TASK REQUIREMENTS => Everything from the first line of the data through the line with "import pandas as pd" is to be echoed exactly, minus the pictures.

SUPPLIED DATA =>

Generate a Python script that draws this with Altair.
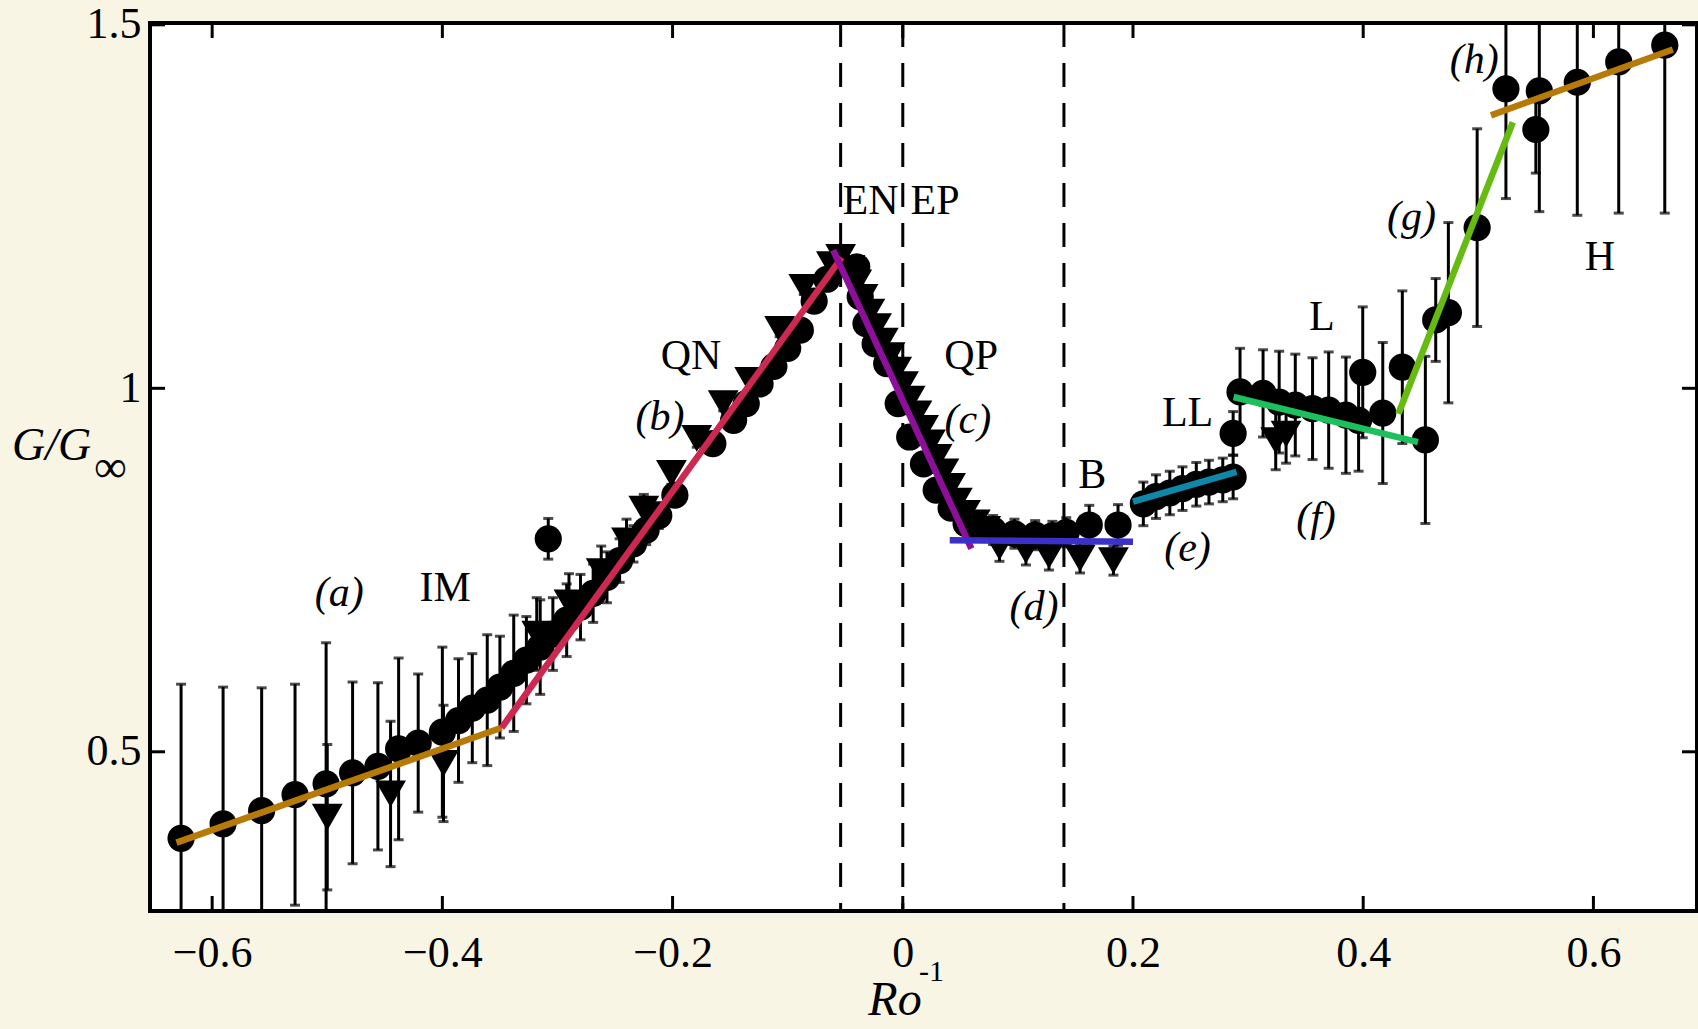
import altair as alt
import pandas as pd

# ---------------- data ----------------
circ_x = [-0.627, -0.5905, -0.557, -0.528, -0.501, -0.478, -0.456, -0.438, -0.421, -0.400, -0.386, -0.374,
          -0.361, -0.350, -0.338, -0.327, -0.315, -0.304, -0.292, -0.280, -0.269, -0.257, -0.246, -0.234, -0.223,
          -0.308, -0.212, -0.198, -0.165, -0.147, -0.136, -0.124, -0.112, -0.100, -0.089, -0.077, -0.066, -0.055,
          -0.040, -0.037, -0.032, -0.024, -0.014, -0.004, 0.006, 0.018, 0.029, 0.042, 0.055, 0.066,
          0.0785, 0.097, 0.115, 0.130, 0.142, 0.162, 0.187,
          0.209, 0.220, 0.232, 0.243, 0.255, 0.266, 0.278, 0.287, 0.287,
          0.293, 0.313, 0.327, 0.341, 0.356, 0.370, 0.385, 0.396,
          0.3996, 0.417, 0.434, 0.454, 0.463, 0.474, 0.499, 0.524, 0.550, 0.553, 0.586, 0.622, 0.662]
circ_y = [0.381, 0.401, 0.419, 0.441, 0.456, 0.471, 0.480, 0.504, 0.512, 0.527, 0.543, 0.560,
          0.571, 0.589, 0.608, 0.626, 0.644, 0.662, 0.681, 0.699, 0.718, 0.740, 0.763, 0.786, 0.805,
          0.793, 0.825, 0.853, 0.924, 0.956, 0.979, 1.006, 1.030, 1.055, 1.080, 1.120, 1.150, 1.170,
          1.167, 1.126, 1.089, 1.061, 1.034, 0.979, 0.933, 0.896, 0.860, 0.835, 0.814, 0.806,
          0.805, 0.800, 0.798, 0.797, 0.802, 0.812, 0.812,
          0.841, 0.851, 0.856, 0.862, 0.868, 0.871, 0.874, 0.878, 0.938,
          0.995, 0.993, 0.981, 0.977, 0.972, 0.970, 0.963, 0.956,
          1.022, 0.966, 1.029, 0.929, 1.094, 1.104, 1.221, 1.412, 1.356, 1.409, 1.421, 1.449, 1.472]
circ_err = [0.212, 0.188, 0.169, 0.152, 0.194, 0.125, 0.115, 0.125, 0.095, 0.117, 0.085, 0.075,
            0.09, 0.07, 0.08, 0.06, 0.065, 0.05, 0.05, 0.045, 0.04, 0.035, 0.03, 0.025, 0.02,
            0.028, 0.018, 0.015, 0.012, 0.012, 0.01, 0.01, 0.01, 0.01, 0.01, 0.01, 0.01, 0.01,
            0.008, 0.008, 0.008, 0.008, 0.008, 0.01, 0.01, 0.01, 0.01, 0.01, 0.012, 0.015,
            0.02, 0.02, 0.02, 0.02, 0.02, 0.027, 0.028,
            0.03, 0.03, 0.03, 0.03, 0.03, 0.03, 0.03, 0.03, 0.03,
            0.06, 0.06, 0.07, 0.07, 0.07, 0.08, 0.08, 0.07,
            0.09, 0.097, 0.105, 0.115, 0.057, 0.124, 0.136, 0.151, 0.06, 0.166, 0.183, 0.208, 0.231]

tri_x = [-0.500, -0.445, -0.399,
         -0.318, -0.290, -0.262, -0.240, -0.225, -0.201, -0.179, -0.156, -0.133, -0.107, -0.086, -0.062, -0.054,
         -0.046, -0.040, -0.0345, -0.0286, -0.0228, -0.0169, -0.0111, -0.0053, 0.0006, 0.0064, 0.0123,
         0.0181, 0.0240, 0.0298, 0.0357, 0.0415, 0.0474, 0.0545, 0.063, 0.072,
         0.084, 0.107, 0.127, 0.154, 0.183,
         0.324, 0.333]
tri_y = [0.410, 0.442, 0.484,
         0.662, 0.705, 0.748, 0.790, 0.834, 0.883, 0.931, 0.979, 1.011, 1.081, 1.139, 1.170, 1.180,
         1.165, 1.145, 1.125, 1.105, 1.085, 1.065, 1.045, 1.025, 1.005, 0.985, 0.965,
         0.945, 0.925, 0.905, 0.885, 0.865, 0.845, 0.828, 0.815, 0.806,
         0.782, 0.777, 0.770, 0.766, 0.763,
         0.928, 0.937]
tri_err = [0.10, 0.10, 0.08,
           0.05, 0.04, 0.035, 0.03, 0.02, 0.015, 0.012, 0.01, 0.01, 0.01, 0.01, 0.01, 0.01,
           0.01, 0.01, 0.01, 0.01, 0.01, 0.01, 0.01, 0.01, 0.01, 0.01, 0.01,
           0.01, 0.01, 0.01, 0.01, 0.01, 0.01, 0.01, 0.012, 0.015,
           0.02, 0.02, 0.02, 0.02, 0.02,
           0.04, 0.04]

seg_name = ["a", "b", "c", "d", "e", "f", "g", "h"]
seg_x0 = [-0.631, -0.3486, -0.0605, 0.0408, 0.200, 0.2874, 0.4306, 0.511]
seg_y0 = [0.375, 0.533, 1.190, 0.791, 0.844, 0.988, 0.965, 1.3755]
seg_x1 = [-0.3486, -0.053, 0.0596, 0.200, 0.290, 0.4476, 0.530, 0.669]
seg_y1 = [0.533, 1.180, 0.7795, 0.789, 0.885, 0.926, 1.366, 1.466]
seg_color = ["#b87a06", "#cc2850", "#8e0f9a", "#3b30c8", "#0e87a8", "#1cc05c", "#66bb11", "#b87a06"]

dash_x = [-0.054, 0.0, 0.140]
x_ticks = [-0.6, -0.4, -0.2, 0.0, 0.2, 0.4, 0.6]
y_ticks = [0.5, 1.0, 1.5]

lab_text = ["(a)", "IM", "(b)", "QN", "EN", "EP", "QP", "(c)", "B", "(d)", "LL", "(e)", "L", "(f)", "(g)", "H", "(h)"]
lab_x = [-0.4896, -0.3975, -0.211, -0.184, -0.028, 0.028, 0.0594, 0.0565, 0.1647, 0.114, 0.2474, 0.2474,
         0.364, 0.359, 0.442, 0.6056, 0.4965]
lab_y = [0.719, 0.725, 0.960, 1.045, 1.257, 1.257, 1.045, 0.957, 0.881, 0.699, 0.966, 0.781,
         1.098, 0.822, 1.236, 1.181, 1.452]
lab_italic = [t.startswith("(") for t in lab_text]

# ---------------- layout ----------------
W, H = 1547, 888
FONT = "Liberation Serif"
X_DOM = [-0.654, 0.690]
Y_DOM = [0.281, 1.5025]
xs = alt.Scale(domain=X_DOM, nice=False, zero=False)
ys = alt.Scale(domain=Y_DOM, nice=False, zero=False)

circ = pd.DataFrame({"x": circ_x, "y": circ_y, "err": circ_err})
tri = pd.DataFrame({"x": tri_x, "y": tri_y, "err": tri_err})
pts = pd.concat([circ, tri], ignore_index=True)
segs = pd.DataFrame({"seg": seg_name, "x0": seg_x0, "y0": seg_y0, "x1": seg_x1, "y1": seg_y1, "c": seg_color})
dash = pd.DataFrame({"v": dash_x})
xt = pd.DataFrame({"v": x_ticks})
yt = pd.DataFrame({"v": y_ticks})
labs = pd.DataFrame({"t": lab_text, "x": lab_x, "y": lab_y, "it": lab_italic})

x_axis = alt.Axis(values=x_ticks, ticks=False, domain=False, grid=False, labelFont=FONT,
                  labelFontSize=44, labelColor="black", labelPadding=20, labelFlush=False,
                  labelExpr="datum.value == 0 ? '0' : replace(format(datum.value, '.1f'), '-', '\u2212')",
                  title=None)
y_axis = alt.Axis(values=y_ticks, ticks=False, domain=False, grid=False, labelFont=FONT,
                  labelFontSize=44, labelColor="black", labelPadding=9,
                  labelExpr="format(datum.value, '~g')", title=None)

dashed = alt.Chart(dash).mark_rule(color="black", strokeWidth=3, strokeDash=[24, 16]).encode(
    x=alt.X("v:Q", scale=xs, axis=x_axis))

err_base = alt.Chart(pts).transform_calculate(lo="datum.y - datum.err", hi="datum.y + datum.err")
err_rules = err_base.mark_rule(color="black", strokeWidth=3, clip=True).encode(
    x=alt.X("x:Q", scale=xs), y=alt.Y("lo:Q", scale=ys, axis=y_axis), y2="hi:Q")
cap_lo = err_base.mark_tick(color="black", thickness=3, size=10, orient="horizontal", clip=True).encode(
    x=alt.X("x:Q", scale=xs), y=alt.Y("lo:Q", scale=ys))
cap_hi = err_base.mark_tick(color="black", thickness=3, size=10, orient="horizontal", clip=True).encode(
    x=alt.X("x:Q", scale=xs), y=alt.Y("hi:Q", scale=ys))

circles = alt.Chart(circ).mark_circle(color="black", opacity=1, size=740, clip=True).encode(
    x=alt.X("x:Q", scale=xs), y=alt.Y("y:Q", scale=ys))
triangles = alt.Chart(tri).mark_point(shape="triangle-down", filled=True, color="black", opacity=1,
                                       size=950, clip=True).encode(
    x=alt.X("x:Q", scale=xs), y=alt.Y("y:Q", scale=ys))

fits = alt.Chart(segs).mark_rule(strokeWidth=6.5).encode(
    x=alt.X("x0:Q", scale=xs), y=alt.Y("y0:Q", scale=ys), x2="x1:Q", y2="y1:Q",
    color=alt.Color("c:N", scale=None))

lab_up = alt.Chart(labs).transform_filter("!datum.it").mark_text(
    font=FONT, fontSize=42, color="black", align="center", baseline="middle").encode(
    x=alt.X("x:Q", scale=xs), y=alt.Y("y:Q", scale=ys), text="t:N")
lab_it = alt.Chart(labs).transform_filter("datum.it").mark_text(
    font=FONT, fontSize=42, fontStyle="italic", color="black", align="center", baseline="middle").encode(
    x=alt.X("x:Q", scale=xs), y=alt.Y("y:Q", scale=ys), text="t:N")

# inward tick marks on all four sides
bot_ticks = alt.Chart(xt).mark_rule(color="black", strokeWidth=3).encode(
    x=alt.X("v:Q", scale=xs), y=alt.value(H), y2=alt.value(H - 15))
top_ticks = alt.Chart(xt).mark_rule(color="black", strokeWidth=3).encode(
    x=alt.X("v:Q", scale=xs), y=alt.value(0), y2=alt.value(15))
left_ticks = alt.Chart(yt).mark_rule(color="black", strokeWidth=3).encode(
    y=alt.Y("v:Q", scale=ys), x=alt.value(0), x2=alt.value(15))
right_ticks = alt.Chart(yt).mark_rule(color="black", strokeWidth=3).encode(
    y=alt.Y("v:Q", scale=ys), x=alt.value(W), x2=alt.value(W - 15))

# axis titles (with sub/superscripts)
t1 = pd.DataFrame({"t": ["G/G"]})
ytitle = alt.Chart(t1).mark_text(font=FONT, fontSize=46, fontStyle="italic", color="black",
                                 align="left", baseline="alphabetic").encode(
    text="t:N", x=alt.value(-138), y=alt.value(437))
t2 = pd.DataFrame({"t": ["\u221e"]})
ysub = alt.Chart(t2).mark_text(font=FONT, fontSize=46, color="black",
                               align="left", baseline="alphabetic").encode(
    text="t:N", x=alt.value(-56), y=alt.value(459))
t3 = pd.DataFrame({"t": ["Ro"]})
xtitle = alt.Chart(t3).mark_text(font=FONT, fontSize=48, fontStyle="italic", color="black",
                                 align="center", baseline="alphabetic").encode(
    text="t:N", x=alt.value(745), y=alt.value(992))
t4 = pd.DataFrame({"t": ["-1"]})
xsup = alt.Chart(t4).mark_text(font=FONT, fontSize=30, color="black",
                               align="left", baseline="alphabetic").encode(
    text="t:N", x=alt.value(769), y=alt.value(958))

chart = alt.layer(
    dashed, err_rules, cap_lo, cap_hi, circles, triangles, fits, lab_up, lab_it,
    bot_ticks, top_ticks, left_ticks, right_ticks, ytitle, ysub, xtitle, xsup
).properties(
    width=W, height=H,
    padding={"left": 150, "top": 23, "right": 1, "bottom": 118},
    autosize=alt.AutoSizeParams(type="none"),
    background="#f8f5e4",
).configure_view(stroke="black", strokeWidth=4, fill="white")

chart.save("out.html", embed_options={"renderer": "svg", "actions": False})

REPLY TO THE EXERCISE =>
Generate a Python script that draws this with Altair.
import altair as alt
import pandas as pd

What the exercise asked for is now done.